Late in 1947, Mohandas Karamchand Gandhi turned to his granddaughter, Manubehn, and told her, “I am a true Mahatma.” This statement was remarkable from a man who considered the title Mahatma -or Great Soul-to be a burden from the moment Rabindranath Tagore had bestowed it upon him shortly after his return from South Africa in 1915. Yet when one examines the personal accounts of Gandhi and his associates covering the last year and a half of his life, one realizes that Gandhi had finally accepted his title of Mahatma and all that it implied. Along with the title, he accepted the responsibility for India’s problems as his own; the new nation became as much a source of his mental anguish during this period.

My objective here is to discuss the achievements of Gandhi as Mahatma.
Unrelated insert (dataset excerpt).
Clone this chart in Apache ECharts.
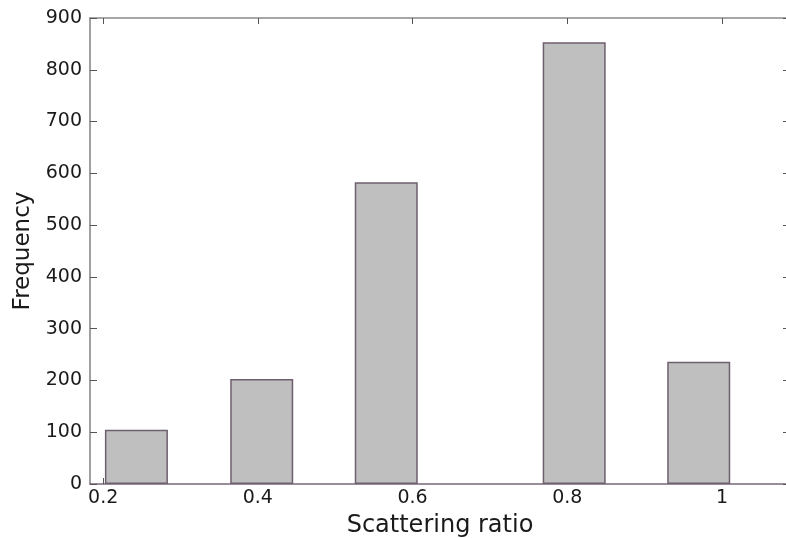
<!DOCTYPE html>
<html>
<head>
<meta charset="utf-8">
<script src="https://cdn.jsdelivr.net/npm/echarts@6/dist/echarts.min.js"></script>
<style>
  html, body { margin: 0; padding: 0; background: #fff; }
  #chart { width: 786px; height: 538px; }
</style>
</head>
<body>
<div id="chart"></div>
<script>
// Histogram of scattering ratio: bin centres and counts
const binCenters = [0.243, 0.405, 0.566, 0.809, 0.970];
const frequencies = [105, 203, 583, 853, 236];
const xTicks = [0.2, 0.4, 0.6, 0.8, 1];
const yTicks = [0, 100, 200, 300, 400, 500, 600, 700, 800, 900];

const font = 'DejaVu Sans, Verdana, sans-serif';
const xMin = 0.183, xMax = 1.088;

const chart = echarts.init(document.getElementById('chart'), null, { renderer: 'canvas' });

const boxAxisX = (pos, showLabel, lineColor) => ({
  type: 'value',
  position: pos,
  min: xMin,
  max: xMax,
  name: showLabel ? 'Scattering ratio' : '',
  nameLocation: 'middle',
  nameGap: 30,
  nameTextStyle: { fontFamily: font, fontSize: 24, color: '#1a1a1a' },
  axisLine: { show: true, onZero: false, lineStyle: { color: lineColor, width: 1.5 } },
  axisTick: { show: true, inside: true, length: 6, customValues: xTicks, lineStyle: { color: '#555' } },
  axisLabel: {
    show: showLabel,
    customValues: xTicks,
    fontFamily: font, fontSize: 19, color: '#1a1a1a', margin: 5,
    formatter: v => String(+v.toFixed(1))
  },
  splitLine: { show: false }
});

const boxAxisY = (pos, showLabel) => ({
  type: 'value',
  position: pos,
  min: 0,
  max: 900,
  interval: 100,
  name: showLabel ? 'Frequency' : '',
  nameLocation: 'middle',
  nameGap: 53,
  nameTextStyle: { fontFamily: font, fontSize: 23, color: '#1a1a1a' },
  axisLine: { show: true, lineStyle: { color: '#808080', width: 1.5 } },
  axisTick: { show: true, inside: true, length: 7, lineStyle: { color: '#555' } },
  axisLabel: {
    show: showLabel,
    fontFamily: font, fontSize: 19, color: '#1a1a1a', margin: 8,
    formatter: v => yTicks.includes(v) ? String(v) : ''
  },
  splitLine: { show: false }
});

chart.setOption({
  animation: false,
  backgroundColor: '#ffffff',
  grid: { left: 90, top: 18, right: -4, bottom: 54, containLabel: false, outerBoundsMode: 'none' },
  xAxis: [boxAxisX('bottom', true, '#7a687a'), boxAxisX('top', false, '#8a8a8a')],
  yAxis: [boxAxisY('left', true), boxAxisY('right', false)],
  series: [{
    type: 'bar',
    xAxisIndex: 0,
    yAxisIndex: 0,
    barWidth: 63,
    data: binCenters.map((c, i) => [c, frequencies[i]]),
    itemStyle: { color: '#c0bfc0', borderColor: '#6e5f6e', borderWidth: 1.5 }
  }]
});
</script>
</body>
</html>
In order for Mahatma Gandhi to reach his ultimate goal, he had to prove worthy of its rewards. All that Gandhi wanted is for people to begin to respect his ideas and see that his belief truly was just. Gandhi spoke of non-violence resistance as a method to help the opposing side see how they were committing sins. Gandhi used inspirational words to encourage his people. He was motivated to begin fighting for Indian rights after being humiliated, and then he had faith that he could help India achieve independence. He knew that if Indians remained nonviolent and forgave their enemies, they would someday be rewarded. To show his responsibility and commitment to the fight Gandhi was subject to fasting, abstinence or the use of non-violence as a political tool. He led many campaigns, organized strikes and stayed true to himself just to convey a message to the people. He claimed to be no more than an average man with less than average ability. He did not want any special advantage for what he did. He believed that any man or woman could achieve what he did, if he or she would make the same effort and have the same hope and faith.
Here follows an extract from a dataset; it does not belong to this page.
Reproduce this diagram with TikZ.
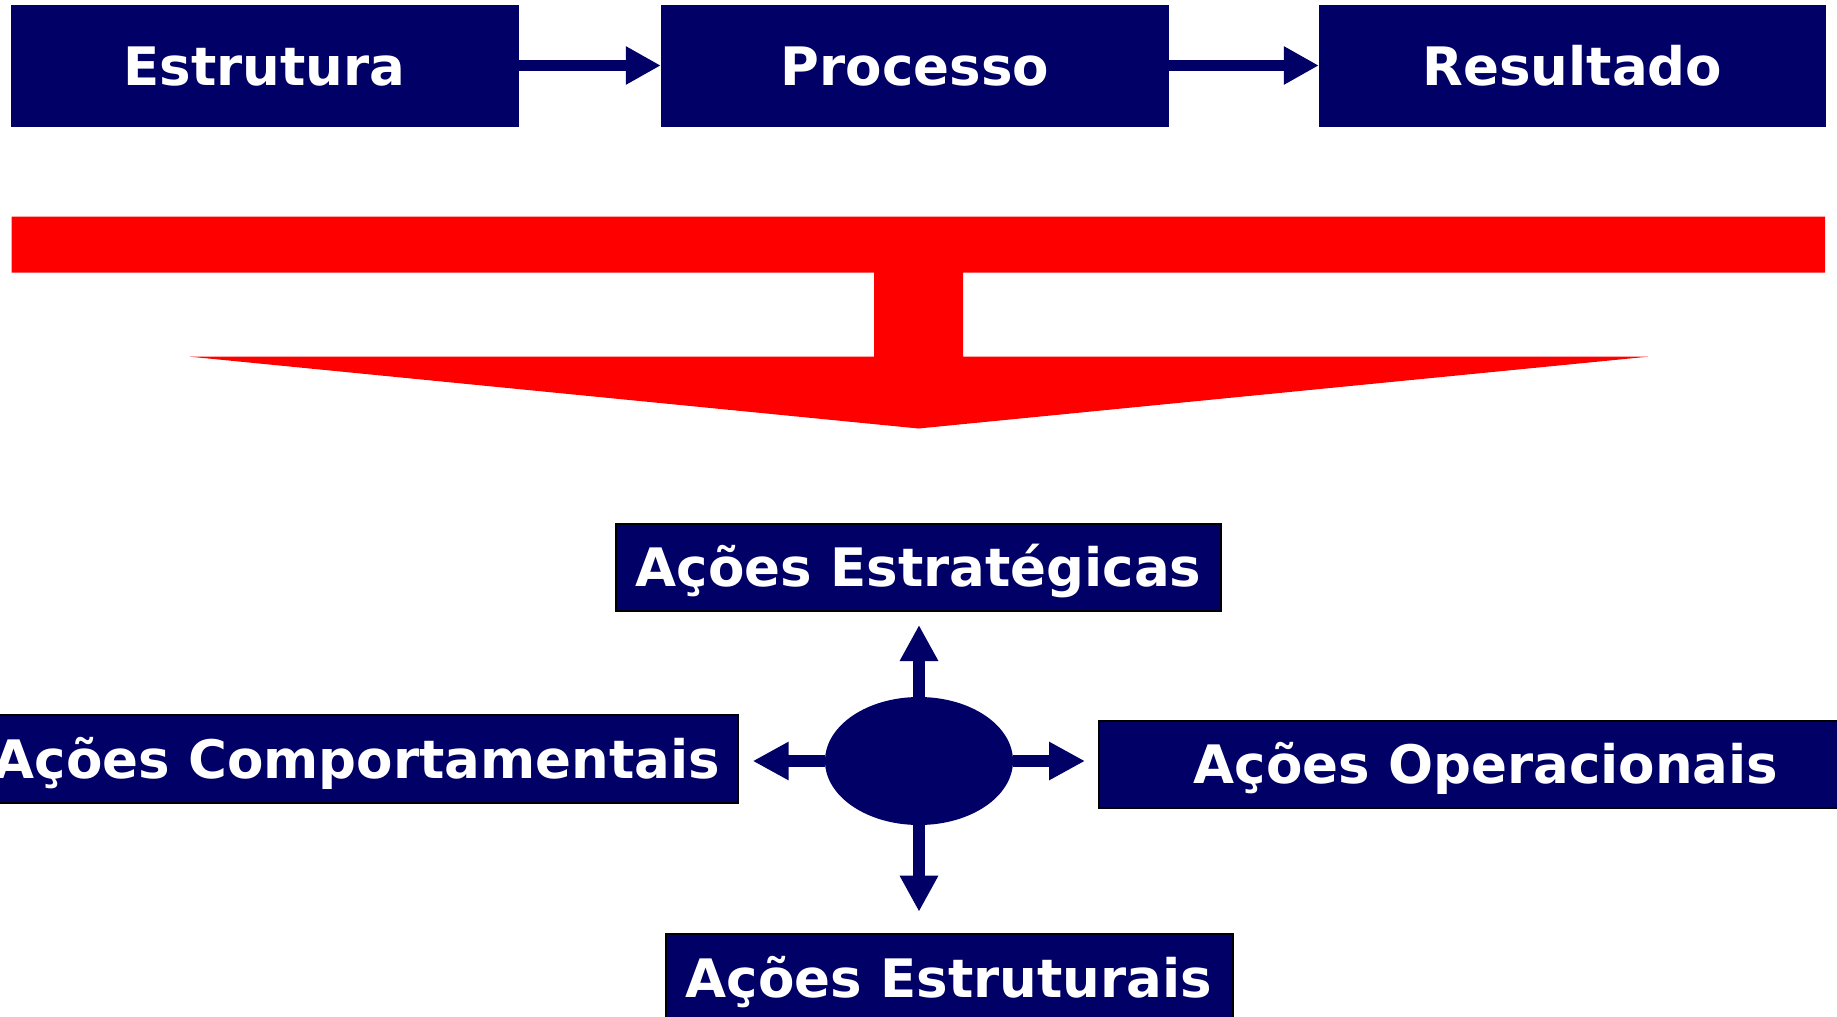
\documentclass[tikz,border=0pt]{standalone}
\usepackage{fontspec}
\setmainfont{DejaVu Sans}
\usetikzlibrary{shapes.geometric,arrows.meta}
\definecolor{navy}{RGB}{0,0,102}
\definecolor{alarm}{RGB}{255,0,0}
\begin{document}
\begin{tikzpicture}[x=1pt,y=-1pt,
  label text/.style={text=white, font=\bfseries\fontsize{53}{60}\selectfont, text height=39pt, text depth=0pt},
  headbox/.style={label text, fill=navy, draw=none, inner sep=0pt, rectangle},
  actionbox/.style={label text, fill=navy, draw=black, line width=2pt, inner sep=0pt, rectangle},
  flowarrow/.style={navy, line width=11pt, -{Triangle[length=35pt,width=36pt]}},
  spoke/.style={navy, line width=12pt, -{Triangle[length=36pt,width=36pt]}}]
\useasboundingbox (0,0) rectangle (1837,1017);

% top row: structure -> process -> result
\node[headbox, minimum width=508pt, minimum height=122pt] (estr) at (264.5,65.5) {Estrutura};
\node[headbox, minimum width=508pt, minimum height=122pt] (proc) at (915,65.5) {Processo};
\node[headbox, minimum width=507pt, minimum height=122pt] (res)  at (1572.5,65.5) {Resultado};
\draw[flowarrow] (estr) -- (proc);
\draw[flowarrow] (proc) -- (res);

% red funnel arrow
\fill[alarm] (11.7,216.7) -- (1825,216.7) -- (1825,272.7) -- (963,272.7) -- (963,356.7)
  -- (1648,356.7) -- (918.5,428.5) -- (190,356.7) -- (874,356.7) -- (874,272.7)
  -- (11.7,272.7) -- cycle;

% hub with four spokes
\node[ellipse, fill=navy, draw=none, inner sep=0pt, minimum width=188pt, minimum height=128pt] (hub) at (919,761) {};
\coordinate (tipN) at (919,625);
\coordinate (tipS) at (919,911.7);
\coordinate (tipW) at (752.7,761);
\coordinate (tipE) at (1085,761);
\draw[spoke] (hub.north) -- (tipN);
\draw[spoke] (hub.south) -- (tipS);
\draw[spoke] (hub.west) -- (tipW);
\draw[spoke] (hub.east) -- (tipE);

% action boxes
\node[actionbox, minimum width=605pt, minimum height=87pt] (estrat) at (918.5,567) {Ações Estratégicas};
\node[actionbox, minimum width=762pt, minimum height=88pt] (comp) at (357,758.5) {Ações Comportamentais};
\node[actionbox, minimum width=774pt, minimum height=87pt] (oper) at (1486,764) {Ações Operacionais};
\node[actionbox, minimum width=567pt, minimum height=87pt] (estru) at (949,977.5) {Ações Estruturais};
\end{tikzpicture}
\end{document}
Mahatma Gandhi was a man of religion who preached equal respect for all faiths. He wanted people to accept his path only if they were convinced it was right. When his country became free he held no office or position. He owned no property. His wealth was the love he gave and got from the people. He was full of laughter and fun. In the midst of his battle against an empire, he had time to share the cares and pains of the humblest. He was totally unafraid of death. And when he was killed by a fanatic on 30th January 1948, he had the name of God on his lips.
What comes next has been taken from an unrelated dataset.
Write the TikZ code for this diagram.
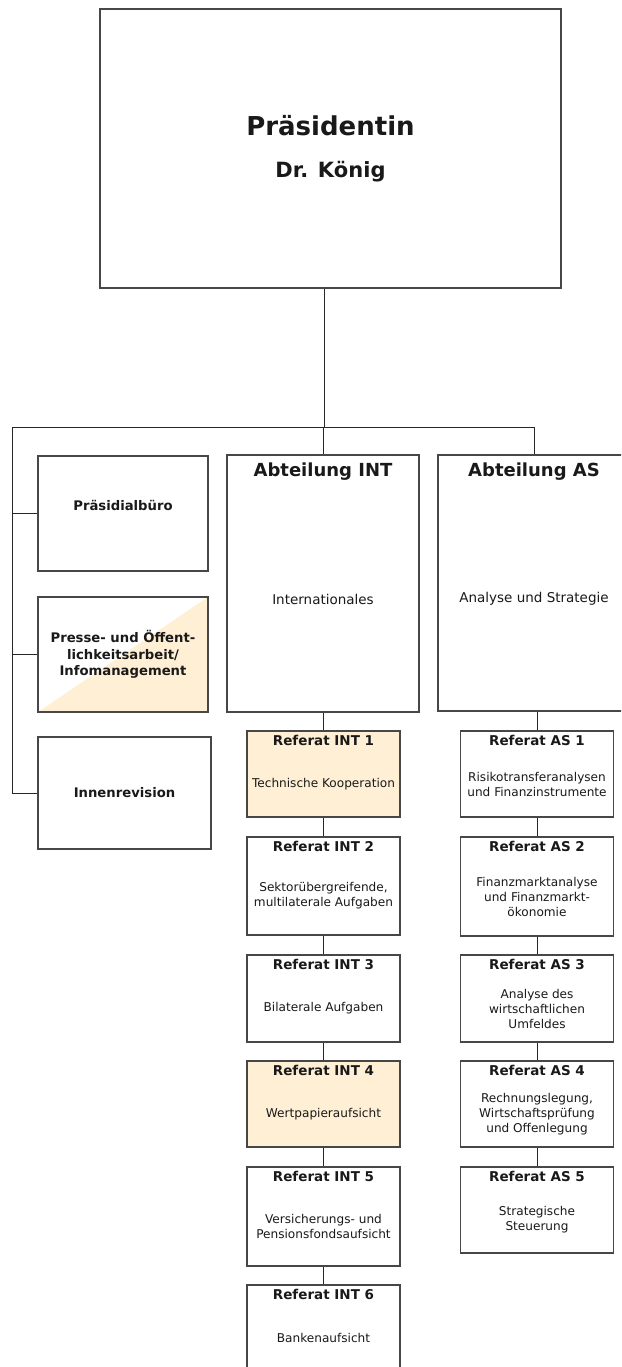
\documentclass[tikz,border=0pt]{standalone}
\usepackage{fontspec}
\setmainfont{DejaVu Sans}
\definecolor{refbeige}{HTML}{FFF0D5}

\begin{document}
\begin{tikzpicture}[x=1pt,y=-1pt,
  box/.style={draw=black!72, line width=1.2pt, inner sep=0pt, fill=white},
  refbox/.style={box, minimum width=153},
  link/.style={draw=black!85, line width=1pt},
  reftitle/.style={anchor=base, inner sep=0pt, text=black!90, font=\bfseries\fontsize{13.5}{16}\selectfont},
  reftext/.style={align=center, inner sep=0pt, text=black!90, font=\fontsize{12.1}{15}\selectfont},
  stafftext/.style={align=center, inner sep=0pt, text=black!90, font=\bfseries\fontsize{13.2}{16.5}\selectfont},
  depttitle/.style={anchor=base, inner sep=0pt, text=black!90, font=\bfseries\fontsize{18}{22}\selectfont},
  depttext/.style={inner sep=0pt, text=black!90, font=\fontsize{13.5}{16}\selectfont}]
\useasboundingbox (0,0) rectangle (621,1367);
\clip (0,0) rectangle (621,1367);

% Leitung
\node[box, minimum width=461, minimum height=279] (praes) at (330.5,148.5) {};
\node[anchor=base, text=black!90, font=\bfseries\fontsize{26}{30}\selectfont] at ([yshift=12.5pt]praes.center) {Präsidentin};
\node[anchor=base, text=black!90, font=\bfseries\fontsize{21}{25}\selectfont] at ([yshift=-29.5pt]praes.center) {Dr. König};

% Stabsstellen
\node[box, minimum width=170, minimum height=115] (buero) at (123,513.5) {};
\node[stafftext] at ([yshift=8pt]buero.center) {Präsidialbüro};
\node[box, minimum width=170, minimum height=115,
  path picture={\fill[refbeige] (path picture bounding box.south west) -- (path picture bounding box.south east) -- (path picture bounding box.north east) -- cycle;}] (presse) at (123,654.5) {};
\node[stafftext] at (presse.center) {Presse- und Öffent-\\lichkeitsarbeit/\\Infomanagement};
\node[box, minimum width=173, minimum height=112] (revision) at (124.5,793) {};
\node[stafftext] at (revision.center) {Innenrevision};

% Abteilungen
\node[box, minimum width=192, minimum height=257] (intdept) at (323,583.5) {};
\node[depttitle] at ([yshift=-22pt]intdept.north) {Abteilung INT};
\node[depttext] at ([yshift=-15.5pt]intdept.center) {Internationales};
\node[box, minimum width=192, minimum height=256] (asdept) at (534,583) {};
\node[depttitle] at ([yshift=-22pt]asdept.north) {Abteilung AS};
\node[depttext] at ([yshift=-15.5pt]asdept.center) {Analyse und Strategie};

% Referate
\foreach \k/\y/\h/\c/\t in {
  1/774/86/refbeige/{Technische Kooperation},
  2/886/98/white/{Sektorübergreifende,\\multilaterale Aufgaben},
  3/998.5/87/white/{Bilaterale Aufgaben},
  4/1104/86/refbeige/{Wertpapieraufsicht},
  5/1216.5/99/white/{Versicherungs- und\\Pensionsfondsaufsicht},
  6/1328/86/white/{Bankenaufsicht}}{
  \node[refbox, fill=\c, minimum height=\h] (int\k) at (323.5,\y) {};
  \node[reftitle] at ([yshift=-15.5pt]int\k.north) {Referat INT \k};
  \node[reftext] at ([yshift=-10pt]int\k.center) {\t};
}
\foreach \k/\y/\h/\t in {
  1/774/86/{Risikotransferanalysen\\und Finanzinstrumente},
  2/886.5/99/{Finanzmarktanalyse\\und Finanzmarkt-\\ökonomie},
  3/998.5/87/{Analyse des\\wirtschaftlichen\\Umfeldes},
  4/1104/86/{Rechnungslegung,\\Wirtschaftsprüfung\\und Offenlegung},
  5/1210/86/{Strategische\\Steuerung}}{
  \node[refbox, minimum height=\h] (as\k) at (537,\y) {};
  \node[reftitle] at ([yshift=-15.5pt]as\k.north) {Referat AS \k};
  \node[reftext] at ([yshift=-10pt]as\k.center) {\t};
}

% Verbindungen
\coordinate (jn) at (324,427);
\coordinate (lft) at (12,427);
\draw[link] (jn |- praes.south) -- (jn);
\draw[link] (lft) -- (jn -| asdept.north) -- (asdept.north);
\draw[link] (intdept.north |- jn) -- (intdept.north);
\draw[link] (lft) -- (lft |- revision.west) -- (revision.west);
\draw[link] (lft |- buero.west) -- (buero.west);
\draw[link] (lft |- presse.west) -- (presse.west);
\draw[link] (intdept.south -| int1.north) -- (int1.north);
\draw[link] (asdept.south -| as1.north) -- (as1.north);
\foreach \a/\b in {1/2,2/3,3/4,4/5,5/6} \draw[link] (int\a) -- (int\b);
\foreach \a/\b in {1/2,2/3,3/4,4/5} \draw[link] (as\a) -- (as\b);
\end{tikzpicture}
\end{document}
The final phase of Gandhi’s life marked yet another step in his progress along the path of truth. Perhaps Tagore had envisioned Gandhi’s future glory when he called him Mahatma, but Gandhi had known that only a lifetime of service would carry him to this height of achievement and make him a true Mahatma. In his last years he acknowledged that he had achieved this height, that he was indeed a Mahatma. The realization was not sudden: it had come slowly and steadily as Gandhi pursued his truth. With this acceptance came the burden of India’s problems, relieved only by the power of his beliefs and, finally, by his death. “Life is an aspiration,” he had said. In life he aspired to suffer for India. It was fitting that his death should complete that suffering.

This just shows you that some of the greatest people started out as nothing and developed/changed into leaders of the world. Although his efforts have brought about tremendous progress, his work is no way complete. My reason for this is that we have still not yet achieved equality among people of all races. Yet, we all ride in the same bus, but equality is still a major issue. A great way to do something is to get involved in the community and get people thinking about the issues, because if racism and equality aren’t even on our minds how can we do anything about them? I think that people should love and treat all as equal and strive to be a hero like the great Mahatma.